First, solve by using the positive sign.

$\begin{array}{c}x+2=27\\ x=25\end{array}$

Now, solve by using the negative sign.

$\begin{array}{c}x+2=-27\\ x=-29\end{array}$

Check:

Put $x=25$ in the equation ${\left(x+2\right)}^{\raisebox{1ex}{$2$}\!\left/ \!\raisebox{-1ex}{$3$}\right.}=9$.

$\begin{array}{r}{\left(25+2\right)}^{\raisebox{1ex}{$2$}\!\left/ \!\raisebox{-1ex}{$3$}\right.}\stackrel{?}{=}9\\ {\left(27\right)}^{\raisebox{1ex}{$2$}\!\left/ \!\raisebox{-1ex}{$3$}\right.}\stackrel{?}{=}9\\ {\left(3\right)}^2\stackrel{?}{=}9\\ 9=9\end{array}$

Which is true.

Put $x=-29$ in the equation ${\left(x+2\right)}^{\raisebox{1ex}{$2$}\!\left/ \!\raisebox{-1ex}{$3$}\right.}=9$.

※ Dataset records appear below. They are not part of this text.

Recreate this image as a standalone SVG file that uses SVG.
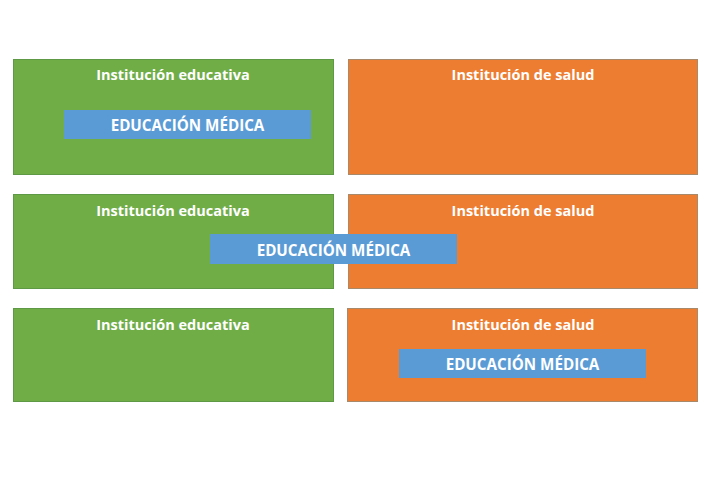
<svg xmlns="http://www.w3.org/2000/svg" width="722" height="482" viewBox="0 0 722 482">
<style>
.g{fill:#70AD47;stroke:#5E9A45;stroke-width:1}
.o{fill:#ED7D31;stroke:#A88A6A;stroke-width:1}
.b{fill:#5B9BD5}
.t{font-family:"Open Sans","Noto Sans",sans-serif;font-weight:bold;fill:#fff;text-anchor:middle}
.h{font-size:14.5px}
.m{font-size:15.2px}
</style>
<rect width="722" height="482" fill="#fff"/>
<g id="edu1"><rect class="g" x="13.5" y="59.5" width="320" height="115"/><text class="t h" x="173" y="79.5">Institución educativa</text></g>
<g id="sal1"><rect class="o" x="348.5" y="59.5" width="349" height="115"/><text class="t h" x="523" y="79.5">Institución de salud</text></g>
<g id="med1"><rect class="b" x="64" y="110" width="247" height="29"/><text class="t m" x="187.5" y="130.5">EDUCACIÓN MÉDICA</text></g>
<g id="edu2"><rect class="g" x="13.5" y="194.5" width="320" height="94"/><text class="t h" x="173" y="215.5">Institución educativa</text></g>
<g id="sal2"><rect class="o" x="348.5" y="194.5" width="349" height="94"/><text class="t h" x="523" y="215.5">Institución de salud</text></g>
<g id="med2"><rect class="b" x="210" y="234" width="247" height="30"/><text class="t m" x="333.5" y="255.5">EDUCACIÓN MÉDICA</text></g>
<g id="edu3"><rect class="g" x="13.5" y="308.5" width="320" height="93"/><text class="t h" x="173" y="329.5">Institución educativa</text></g>
<g id="sal3"><rect class="o" x="347.5" y="308.5" width="350" height="93"/><text class="t h" x="523" y="329.5">Institución de salud</text></g>
<g id="med3"><rect class="b" x="399" y="349" width="247" height="29"/><text class="t m" x="522.5" y="369.5">EDUCACIÓN MÉDICA</text></g>
<g id="connectors"/>
</svg>
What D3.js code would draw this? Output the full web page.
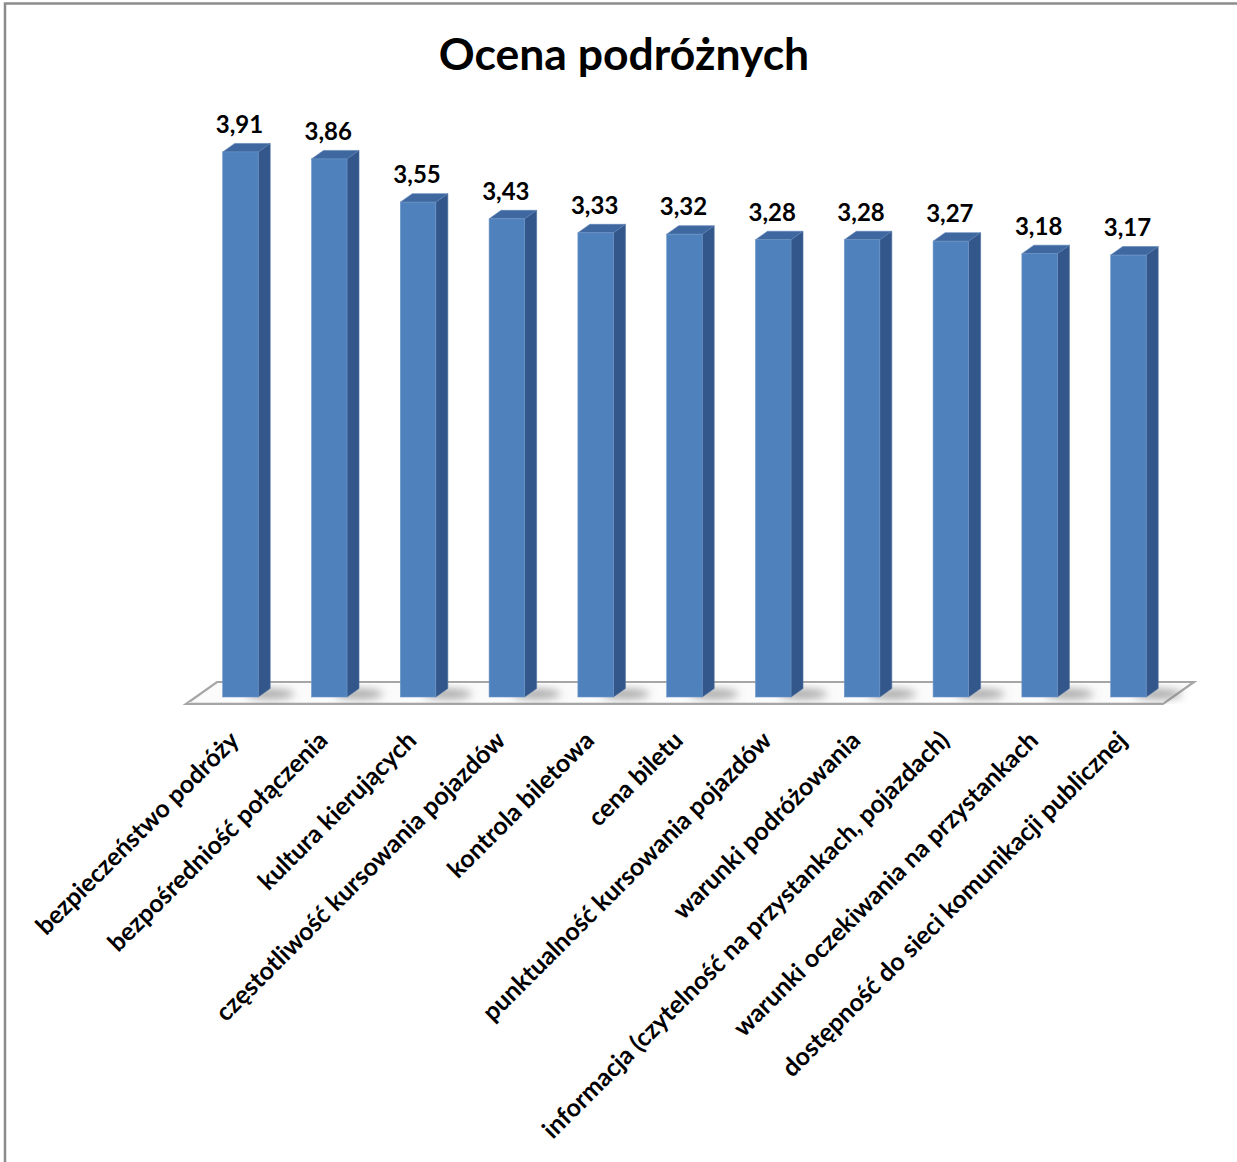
<!DOCTYPE html>
<html>
<head>
<meta charset="utf-8">
<script src="https://cdn.jsdelivr.net/npm/d3@7/dist/d3.min.js"></script>
<style>
  html, body { margin: 0; padding: 0; background: #fff; }
  svg { display: block; }
  text { font-family: Lato, "Open Sans", "DejaVu Sans", sans-serif; font-weight: bold; fill: #000; }
</style>
</head>
<body>
<script>
// Passenger ratings of public transport aspects
const categories = [
  "bezpieczeństwo podróży",
  "bezpośredniość połączenia",
  "kultura kierujących",
  "częstotliwość kursowania pojazdów",
  "kontrola biletowa",
  "cena biletu",
  "punktualność kursowania pojazdów",
  "warunki podróżowania",
  "informacja (czytelność na przystankach, pojazdach)",
  "warunki oczekiwania na przystankach",
  "dostępność do sieci komunikacji publicznej"
];
const values = [3.91, 3.86, 3.55, 3.43, 3.33, 3.32, 3.28, 3.28, 3.27, 3.18, 3.17];
const valueLabels = ["3,91", "3,86", "3,55", "3,43", "3,33", "3,32", "3,28", "3,28", "3,27", "3,18", "3,17"];
const title = "Ocena podróżnych";

const W = 1237, H = 1162;
const svg = d3.select("body").append("svg").attr("width", W).attr("height", H);

// outer chart frame (top and left edges visible)
svg.append("rect").attr("x", 5).attr("y", 3.5).attr("width", W + 10).attr("height", H + 10)
  .attr("fill", "none").attr("stroke", "#8c8c8c").attr("stroke-width", 2.5);

svg.append("text").attr("x", 624).attr("y", 70).attr("text-anchor", "middle")
  .attr("font-size", 44.5).text(title);

const base = 697;
const x = d3.scaleBand().domain(categories).range([178.3, 1190.6])
  .paddingInner(0.6).paddingOuter(0.5);
const y = d3.scaleLinear().domain([0, 4]).range([base, base - 4 * 139.4]);

// bar depth offsets (3-D extrusion)
const dx = 12, dy = -8.5;
// floor depth offsets
const fdx = 31, fdy = -22;

const defs = svg.append("defs");
defs.append("filter").attr("id", "soft").attr("x", "-50%").attr("y", "-50%")
  .attr("width", "200%").attr("height", "200%")
  .append("feGaussianBlur").attr("stdDeviation", 4);

// floor plane
const fl = 186, fr = 1163, ff = 704;
svg.append("path")
  .attr("d", `M${fl},${ff} L${fr},${ff} L${fr + fdx},${ff + fdy} L${fl + fdx},${ff + fdy} Z`)
  .attr("fill", "#fbfbfb").attr("stroke", "#a6a6a6").attr("stroke-width", 2.2)
  .attr("stroke-linejoin", "miter");
svg.append("path")
  .attr("d", `M${fl + 3},${ff - 1.5} L${fr - 1},${ff - 1.5}`)
  .attr("stroke", "#e2e2e2").attr("stroke-width", 1);

// soft shadows cast on the floor
const shadowG = svg.append("g").attr("filter", "url(#soft)");
categories.forEach((c) => {
  const x0 = x(c), w = x.bandwidth();
  shadowG.append("ellipse")
    .attr("cx", x0 + w + 12).attr("cy", base - 3).attr("rx", 24).attr("ry", 5)
    .attr("fill", "#7a7a7a").attr("opacity", 0.65);
});

// bars
const bars = svg.append("g").selectAll("g").data(categories).join("g");
bars.each(function (c, i) {
  const g = d3.select(this);
  const x0 = x(c), w = x.bandwidth(), yt = y(values[i]);
  // side face
  g.append("path")
    .attr("d", `M${x0 + w},${yt} L${x0 + w + dx},${yt + dy} L${x0 + w + dx},${base + dy} L${x0 + w},${base} Z`)
    .attr("fill", "#33578a").attr("stroke", "#4a6f9f").attr("stroke-width", 0.6);
  // top face
  g.append("path")
    .attr("d", `M${x0},${yt} L${x0 + dx},${yt + dy} L${x0 + w + dx},${yt + dy} L${x0 + w},${yt} Z`)
    .attr("fill", "#3f68a0").attr("stroke", "#5a81b4").attr("stroke-width", 0.6);
  // front face
  g.append("rect").attr("x", x0).attr("y", yt).attr("width", w).attr("height", base - yt)
    .attr("fill", "#4f81bd").attr("stroke", "#6f97c8").attr("stroke-width", 0.6);
  // value label
  g.append("text").attr("x", x0 + w / 2 - 1).attr("y", yt - 19)
    .attr("text-anchor", "middle").attr("font-size", 24).text(valueLabels[i]);
});

// rotated category labels
svg.append("g").selectAll("text").data(categories).join("text")
  .attr("text-anchor", "end").attr("font-size", 25)
  .attr("transform", (c) => `translate(${x(c) + x.bandwidth() / 2},${742}) rotate(-45)`)
  .text((c) => c);
</script>
</body>
</html>
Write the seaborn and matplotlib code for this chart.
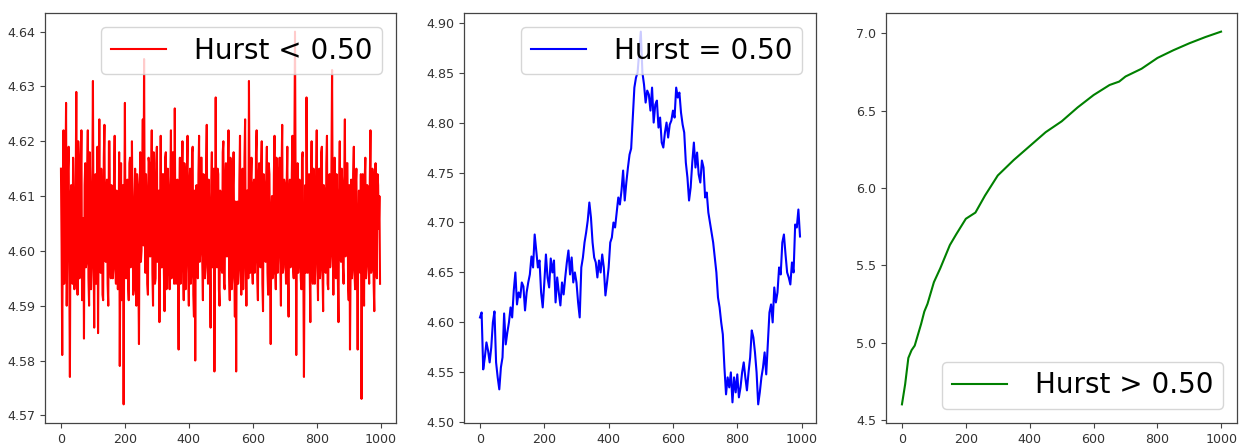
import numpy as np
import pandas as pd
import matplotlib
matplotlib.use("Agg")
import matplotlib.pyplot as plt
import seaborn as sns

# ---------------- data ----------------
# red series: values at x = 0, 4, 8, ...
red_x_a = np.arange(0, 1000, 4)
red_y_a = [
    4.615, 4.581, 4.622, 4.598, 4.627, 4.603, 4.619, 4.577, 4.612, 4.594,
    4.610, 4.596, 4.629, 4.592, 4.617, 4.601, 4.622, 4.593, 4.584, 4.616,
    4.598, 4.622, 4.590, 4.611, 4.597, 4.631, 4.586, 4.614, 4.600, 4.585,
    4.624, 4.596, 4.609, 4.591, 4.623, 4.598, 4.613, 4.590, 4.620, 4.595,
    4.611, 4.597, 4.621, 4.594, 4.608, 4.600, 4.579, 4.616, 4.592, 4.572,
    4.627, 4.595, 4.613, 4.591, 4.617, 4.599, 4.606, 4.593, 4.615, 4.590,
    4.612, 4.583, 4.618, 4.600, 4.624, 4.635, 4.596, 4.610, 4.592, 4.616,
    4.599, 4.622, 4.590, 4.612, 4.595, 4.619, 4.601, 4.587, 4.621, 4.597,
    4.614, 4.589, 4.618, 4.596, 4.611, 4.593, 4.622, 4.598, 4.609, 4.626,
    4.594, 4.613, 4.582, 4.617, 4.597, 4.620, 4.591, 4.612, 4.599, 4.621,
    4.590, 4.615, 4.596, 4.619, 4.588, 4.580, 4.612, 4.595, 4.621, 4.600,
    4.617, 4.591, 4.611, 4.597, 4.623, 4.594, 4.608, 4.586, 4.618, 4.599,
    4.578, 4.628, 4.597, 4.614, 4.590, 4.610, 4.596, 4.620, 4.593, 4.616,
    4.599, 4.622, 4.591, 4.613, 4.595, 4.618, 4.588, 4.578, 4.609, 4.597,
    4.621, 4.592, 4.615, 4.598, 4.624, 4.590, 4.611, 4.631, 4.596, 4.617,
    4.594, 4.613, 4.599, 4.622, 4.591, 4.616, 4.597, 4.620, 4.589, 4.612,
    4.598, 4.619, 4.592, 4.614, 4.583, 4.610, 4.596, 4.621, 4.593, 4.615,
    4.600, 4.617, 4.590, 4.623, 4.597, 4.612, 4.594, 4.619, 4.588, 4.613,
    4.598, 4.621, 4.595, 4.640, 4.581, 4.616, 4.599, 4.611, 4.593, 4.618,
    4.577, 4.612, 4.628, 4.596, 4.614, 4.587, 4.620, 4.594, 4.610, 4.599,
    4.622, 4.591, 4.615, 4.597, 4.619, 4.589, 4.611, 4.596, 4.621, 4.593,
    4.614, 4.599, 4.633, 4.592, 4.617, 4.595, 4.610, 4.587, 4.620, 4.598,
    4.612, 4.594, 4.624, 4.600, 4.616, 4.591, 4.582, 4.613, 4.597, 4.619,
    4.593, 4.615, 4.582, 4.611, 4.596, 4.573, 4.614, 4.590, 4.617, 4.598,
    4.611, 4.594, 4.622, 4.597, 4.613, 4.589, 4.616, 4.595, 4.612, 4.610,
]
# red series: values at x = 2, 6, 10, ...
red_x_b = np.arange(2, 1000, 4)
red_y_b = [
    4.601, 4.608, 4.594, 4.612, 4.590, 4.615, 4.596, 4.609, 4.603, 4.617,
    4.593, 4.611, 4.598, 4.620, 4.595, 4.613, 4.591, 4.606, 4.612, 4.597,
    4.614, 4.595, 4.618, 4.593, 4.612, 4.600, 4.608, 4.594, 4.619, 4.603,
    4.597, 4.615, 4.592, 4.617, 4.599, 4.611, 4.594, 4.620, 4.598, 4.612,
    4.595, 4.614, 4.597, 4.611, 4.593, 4.618, 4.602, 4.591, 4.612, 4.606,
    4.599, 4.612, 4.594, 4.616, 4.597, 4.620, 4.592, 4.610, 4.598, 4.614,
    4.596, 4.610, 4.598, 4.613, 4.601, 4.605, 4.614, 4.594, 4.617, 4.599,
    4.613, 4.596, 4.618, 4.594, 4.616, 4.598, 4.611, 4.605, 4.597, 4.614,
    4.596, 4.617, 4.593, 4.615, 4.599, 4.612, 4.595, 4.618, 4.594, 4.601,
    4.611, 4.596, 4.609, 4.594, 4.613, 4.598, 4.616, 4.593, 4.615, 4.597,
    4.612, 4.594, 4.618, 4.592, 4.611, 4.609, 4.596, 4.614, 4.598, 4.617,
    4.598, 4.614, 4.595, 4.616, 4.599, 4.613, 4.596, 4.612, 4.597, 4.615,
    4.605, 4.601, 4.615, 4.593, 4.611, 4.597, 4.618, 4.594, 4.613, 4.599,
    4.614, 4.596, 4.617, 4.593, 4.612, 4.598, 4.609, 4.606, 4.594, 4.613,
    4.597, 4.614, 4.593, 4.617, 4.599, 4.611, 4.595, 4.608, 4.613, 4.597,
    4.612, 4.596, 4.618, 4.595, 4.613, 4.598, 4.615, 4.594, 4.614, 4.599,
    4.613, 4.596, 4.616, 4.598, 4.607, 4.595, 4.614, 4.597, 4.617, 4.596,
    4.611, 4.598, 4.615, 4.596, 4.613, 4.599, 4.612, 4.595, 4.610, 4.597,
    4.614, 4.597, 4.616, 4.608, 4.603, 4.596, 4.613, 4.595, 4.617, 4.598,
    4.600, 4.596, 4.611, 4.610, 4.597, 4.612, 4.596, 4.615, 4.594, 4.613,
    4.597, 4.614, 4.595, 4.618, 4.596, 4.612, 4.598, 4.616, 4.594, 4.613,
    4.597, 4.616, 4.605, 4.612, 4.596, 4.614, 4.595, 4.611, 4.599, 4.615,
    4.597, 4.613, 4.599, 4.616, 4.594, 4.612, 4.598, 4.595, 4.614, 4.596,
    4.612, 4.597, 4.604, 4.598, 4.614, 4.596, 4.599, 4.613, 4.595, 4.612,
    4.597, 4.613, 4.596, 4.615, 4.594, 4.611, 4.598, 4.614, 4.604, 4.594,
]

blue_x = np.arange(0, 1000, 5)
blue_y = [
    4.605, 4.610, 4.553, 4.565, 4.580, 4.572, 4.560, 4.575, 4.600, 4.611,
    4.560, 4.545, 4.533, 4.555, 4.565, 4.609, 4.578, 4.590, 4.600, 4.615,
    4.605, 4.632, 4.650, 4.618, 4.630, 4.625, 4.640, 4.636, 4.612, 4.630,
    4.640, 4.648, 4.666, 4.655, 4.688, 4.672, 4.655, 4.662, 4.630, 4.615,
    4.640, 4.668, 4.645, 4.635, 4.664, 4.650, 4.662, 4.620, 4.645, 4.630,
    4.617, 4.640, 4.628, 4.645, 4.660, 4.672, 4.648, 4.665, 4.640, 4.650,
    4.640, 4.620, 4.605, 4.655, 4.665, 4.680, 4.690, 4.702, 4.720, 4.705,
    4.680, 4.665, 4.660, 4.645, 4.662, 4.650, 4.668, 4.655, 4.627, 4.640,
    4.655, 4.680, 4.685, 4.700, 4.695, 4.710, 4.725, 4.718, 4.732, 4.752,
    4.722, 4.740, 4.755, 4.768, 4.774, 4.805, 4.835, 4.845, 4.850, 4.870,
    4.891, 4.850, 4.838, 4.820, 4.832, 4.828, 4.812, 4.835, 4.800, 4.818,
    4.822, 4.795, 4.805, 4.780, 4.775, 4.790, 4.800, 4.785, 4.798, 4.802,
    4.812, 4.805, 4.835, 4.825, 4.830, 4.810, 4.798, 4.790, 4.760, 4.745,
    4.722, 4.735, 4.760, 4.780, 4.755, 4.770, 4.748, 4.740, 4.762, 4.755,
    4.725, 4.730, 4.710, 4.700, 4.690, 4.680, 4.665, 4.650, 4.625, 4.615,
    4.600, 4.588, 4.555, 4.528, 4.545, 4.535, 4.550, 4.520, 4.545, 4.530,
    4.548, 4.525, 4.535, 4.550, 4.560, 4.545, 4.532, 4.550, 4.565, 4.592,
    4.585, 4.570, 4.550, 4.518, 4.530, 4.545, 4.555, 4.570, 4.548, 4.578,
    4.610, 4.618, 4.600, 4.635, 4.620, 4.630, 4.655, 4.648, 4.680, 4.688,
    4.668, 4.650, 4.645, 4.638, 4.660, 4.650, 4.698, 4.695, 4.713, 4.686,
]

green_x = [0, 10, 20, 30, 40, 50, 60, 70, 80, 100, 120, 150, 170, 200, 230,
           260, 300, 350, 400, 450, 500, 550, 600, 650, 680, 700, 750, 800,
           850, 900, 950, 999]
green_y = [4.60, 4.73, 4.90, 4.95, 4.98, 5.05, 5.12, 5.20, 5.25, 5.39, 5.48,
           5.63, 5.70, 5.80, 5.84, 5.95, 6.08, 6.18, 6.27, 6.36, 6.43, 6.52,
           6.60, 6.665, 6.687, 6.72, 6.77, 6.84, 6.89, 6.935, 6.975, 7.01]

labels = ["Hurst < 0.50", "Hurst = 0.50", "Hurst > 0.50"]
colors = ["red", "blue", "green"]
legend_locs = ["upper right", "upper right", "lower right"]

# ---------------- figure ----------------
plt.rcParams["font.family"] = ["DejaVu Sans"]
W, H = 1241, 443
fig = plt.figure(figsize=(W / 100, H / 100), dpi=100)

boxes = [(45, 396), (464, 816), (886, 1237)]
top_px, bot_px = 13, 423

red_df = pd.concat([pd.DataFrame({"x": red_x_a, "y": red_y_a}),
                    pd.DataFrame({"x": red_x_b, "y": red_y_b})])
frames = [red_df,
          pd.DataFrame({"x": blue_x, "y": blue_y}),
          pd.DataFrame({"x": green_x, "y": green_y})]

for (l, r), df, lab, col, loc in zip(boxes, frames, labels, colors, legend_locs):
    ax = fig.add_axes([l / W, 1 - bot_px / H, (r - l) / W, (bot_px - top_px) / H])
    sns.lineplot(data=df, x="x", y="y", ax=ax, color=col, label=lab,
                 linewidth=1.5, sort=True)
    ax.set_xlabel("")
    ax.set_ylabel("")
    ax.set_xticks([0, 200, 400, 600, 800, 1000])
    ax.tick_params(labelsize=9.1, colors="#444444", labelcolor="#333333")
    for s in ax.spines.values():
        s.set_color("#444444")
        s.set_linewidth(0.9)
    ax.legend(loc=loc, fontsize=20, framealpha=0.8, borderpad=0.35,
              handletextpad=1.0)

fig.savefig("out.png", dpi=100)
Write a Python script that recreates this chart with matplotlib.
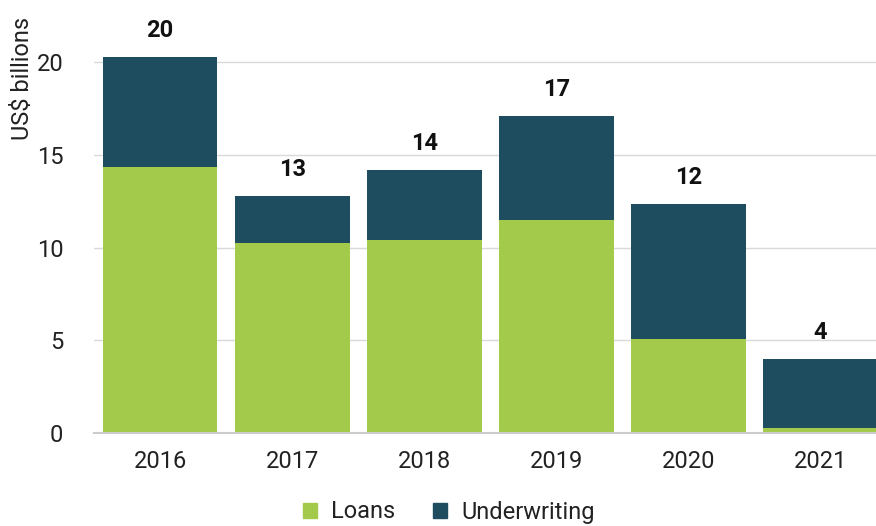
import matplotlib
matplotlib.use("Agg")
import matplotlib.pyplot as plt
from matplotlib.patches import Patch
import numpy as np

plt.rcParams['font.family'] = ['Roboto', 'DejaVu Sans']

years = ["2016", "2017", "2018", "2019", "2020", "2021"]
loans = [14.35, 10.27, 10.38, 11.5, 5.05, 0.27]
underwriting = [5.95, 2.53, 3.81, 5.6, 7.32, 3.71]

loans_color = "#A3CA4A"
uw_color = "#1F4D60"
text_color = "#222222"

fig = plt.figure(figsize=(8.76, 5.26), dpi=100)
ax = fig.add_axes([94 / 876, 93 / 526, (886.5 - 94) / 876, (433 - 25) / 526])

x = np.arange(len(years))
width = 0.87
ax.bar(x, loans, width, color=loans_color, zorder=3)
ax.bar(x, underwriting, width, bottom=loans, color=uw_color, zorder=3)

totals = np.array(loans) + np.array(underwriting)
for xi, t in zip(x, totals):
    ax.text(xi, t + 0.8, f"{t:.0f}", ha="center", va="bottom",
            fontsize=17, fontweight="bold", color="#111111")

ax.set_xlim(-0.5, 5.5)
ax.set_ylim(0, 22)
ax.set_yticks([0, 5, 10, 15, 20])
ax.set_xticks(x)
ax.set_xticklabels(years)
ax.tick_params(axis="both", length=0, labelsize=17, colors=text_color)
ax.tick_params(axis="y", pad=22)
ax.tick_params(axis="x", pad=12)
ax.grid(axis="y", color="#D9D9D9", linewidth=1, zorder=0)
for s in ["top", "right", "left"]:
    ax.spines[s].set_visible(False)
ax.spines["bottom"].set_color("#CCCCCC")
ax.spines["bottom"].set_linewidth(1.5)
ax.spines["bottom"].set_zorder(4)

fig.text(23 / 876, 1 - 78 / 526, "US$ billions", rotation=90,
         ha="center", va="center", fontsize=17, color=text_color)

handles = [Patch(color=loans_color, label="Loans"),
           Patch(color=uw_color, label="Underwriting")]
fig.legend(handles=handles, loc="center", bbox_to_anchor=(449 / 876, 1 - 512 / 526),
           ncol=2, frameon=False, fontsize=17, handlelength=0.6, handleheight=0.6,
           handletextpad=0.6, columnspacing=1.6, labelcolor=text_color,
           borderpad=0.1)

fig.savefig("out.png", dpi=100)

$\begin{array}{r}{\left(-29+2\right)}^{\raisebox{1ex}{$2$}\!\left/ \!\raisebox{-1ex}{$3$}\right.}\stackrel{?}{=}9\\ {\left(-27\right)}^{\raisebox{1ex}{$2$}\!\left/ \!\raisebox{-1ex}{$3$}\right.}\stackrel{?}{=}9\\ {\left(-3\right)}^2\stackrel{?}{=}9\\ 9=9\end{array}$

Which is true.

Hence, the solution of given equation is $x=25,-29$.